Samuel Atkinson and Charles Alexander were running the print shop 20 years later, and decided to produce a publication to be distributed in the second postal delivery on Saturdays. (Yes, the mailman came twice a day in those days.)
The first issue of the Saturday Evening Post was produced on Aug. 4, 1821.
The early Post published such material as letters between former presidents John Adams and Thomas Jefferson through the years, and later published contributions by such writers as Edgar Allen Poe, Harriet Beecher Stowe, Washington Irving and Mark Twain.
But it declined as the years went by, and began printing mostly trivial material. Its circulation dropped to a dismal 2,000 readers.
In 1899, the Post was taken over by Philadelphia publisher Cyrus Curtis, who had founded the highly successful Ladies Home Journal, the first American magazine to reach a million circulation.
Curtis also was the first publisher to realize that adverting provided an income that allowed for more and better reading content in a magazine.
He invested more than a million dollars in the Post and made vast improvements. Within a year the Post had 250,000 readers. By 1908, circulation was more than a million.        
But the world changed, because of many more magazines, the coming of radio and television, and other distractions.

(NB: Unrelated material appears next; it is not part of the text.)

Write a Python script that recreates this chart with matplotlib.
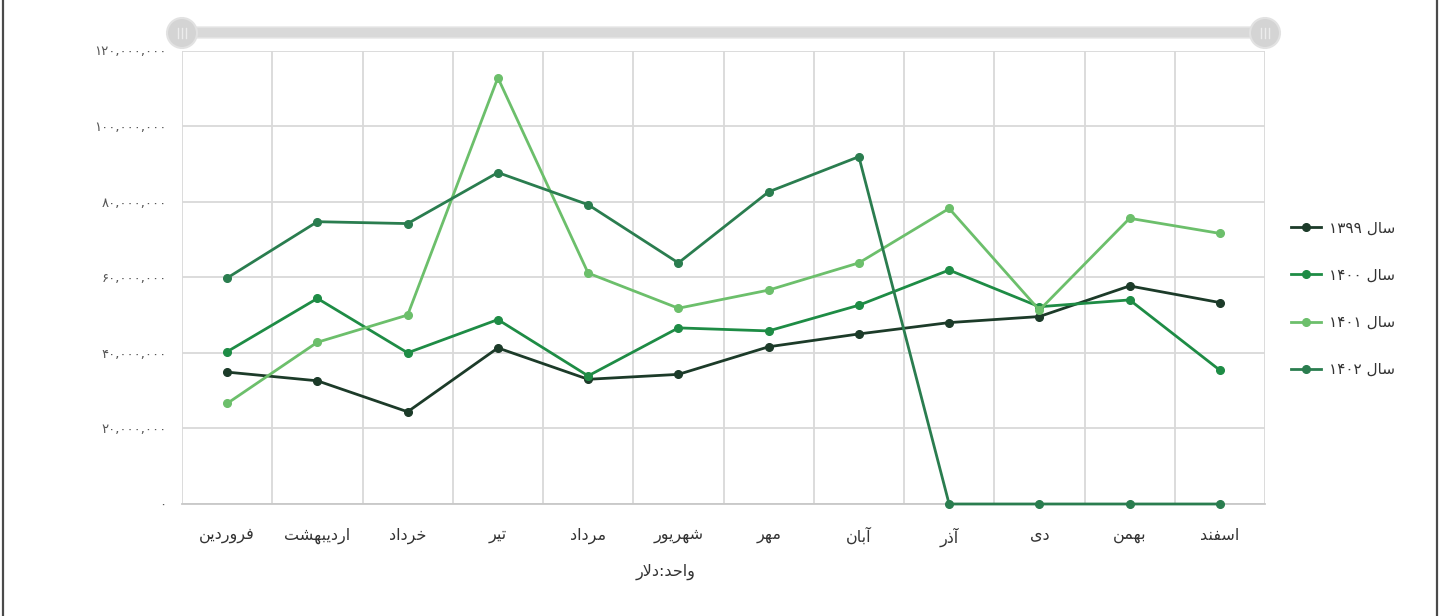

Readership declined, and the Post closed in 1969. It was revived in 1971 as a quarterly, and is now based in Indianapolis, a city which coincidentally was founded in 1821 while the Post was starting in Philly.
Another magazine my family bought when I was beginning to read was the Reader’s Digest, which was founded about the same time as the Post, by DeWitt Wallace and his wife, Lila Bell.
For many years, Reader's Digest was the best-selling magazine in the United States; it was beaten in 2009 by Better Homes and Gardens..
Reader's Digest now claims to be read by 40 million people in more than 70 countries, in 21 languages. I’m one of them, in English.
When I pulled that Saturday Evening Post out of the mailbox, I was suddenly struck by realization of  how much the world has changed. There’s radio, and television, and the computer, and cell phones, with information flowing at us from all directions.